German modern pentathlete

Hermann Hölter (31 January 1900 – 5 May 1989) was a German modern pentathlete and Generalleutnant during World War II. He competed at the 1928 Summer Olympics. Generalleutnant Hölter served as Chef des Generalstabs (chief of staff) of the 20th Mountain Army. After the war he was held prisoner of war at Island Farm (Special Camp 11).

==Awards==
- Iron Cross (1914)
  - 2nd Class (18 June 1918)
- Wehrmacht Long Service Award
- Clasp to the Iron Cross (1939)
  - 2nd Class (25 October 1939)
- Iron Cross (1939)
  - 1st Class (14 May 1940)
- Finnish Order of the Cross of Liberty, 2nd Class with Swords (26 September 1941)
- German Cross in Gold on 17 August 1944 as Generalmajor in the Oberkommando of the 20th Mountain Army
- Knight's Cross of the Iron Cross on 3 May 1945 as Generalleutnant and chief of staff of the 20th Mountain Army (Note: No evidence regarding the presentation of the Knight's Cross of the Iron Cross to Hermann Hölter can be found in the German Federal Archives. The presumed presentation to Hölter was discussed three times by the order commission of the Association of Knight's Cross Recipients (AKCR). The chairman was Walther-Peer Fellgiebel and the ruling in 1976/76 was "no", in 1981/82 "yes 3 May 1945" and "no" again in 1983/84. Fellgiebel chose to list him in his 1986 published book. Apparently Hölter presented his pay book as evidence in 1981. This evidence had been accepted by Fellgiebel at the time. What motivated Fellgiebel to strike him from the list again two years later only to add him again remains unanswered.
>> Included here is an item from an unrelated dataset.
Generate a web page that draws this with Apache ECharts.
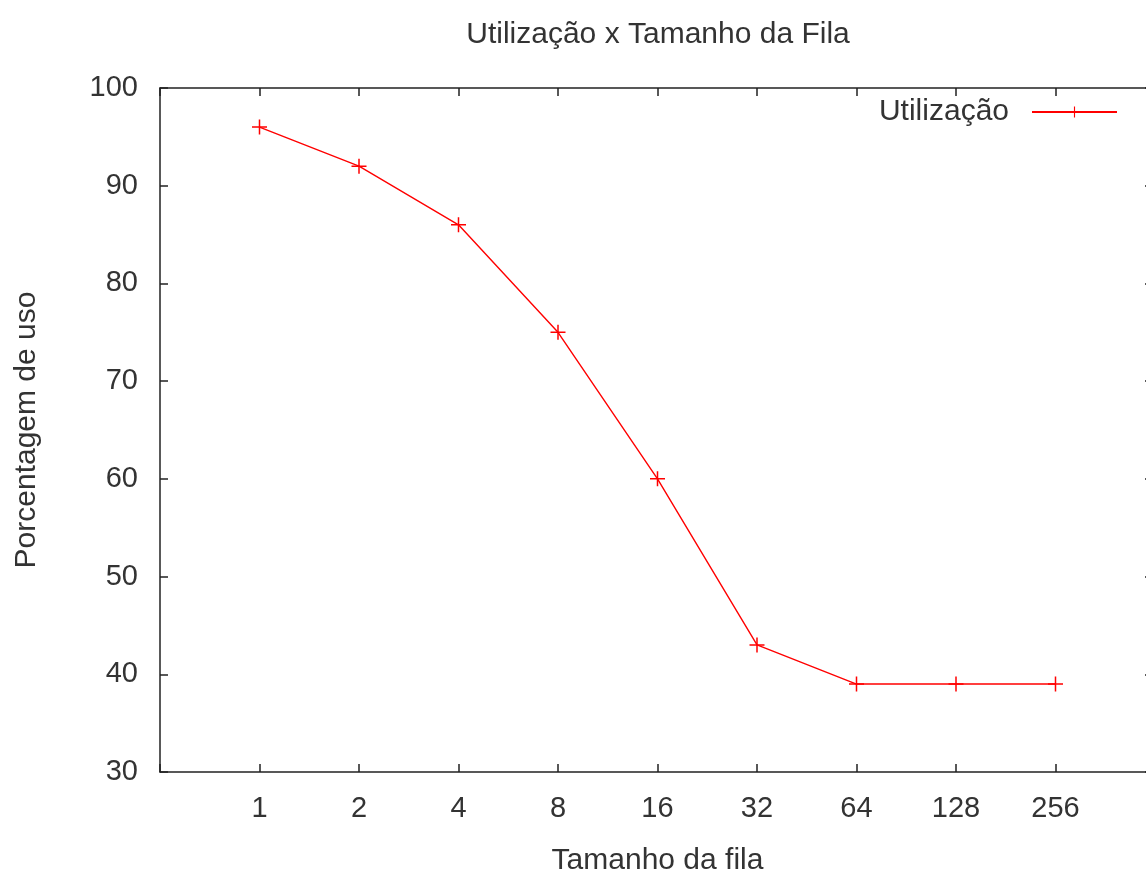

A presentation is questionable for two reasons. First, Hitler banned presentation for pure leadership reasons on 10 March 1945. As of this date, the Knight's Cross could only be presented for personal bravery. There was no noteworthy combat in Norway in 1945, and Hölter was a member of the general staff and not in command of any direct combatants. Scherzer states that the presentation date suggests that it is an assumption or manipulation. The presentation date is closely linked to the radio communication for the empowerment for autonomous presentations. Hölter was a member of the AKCR.)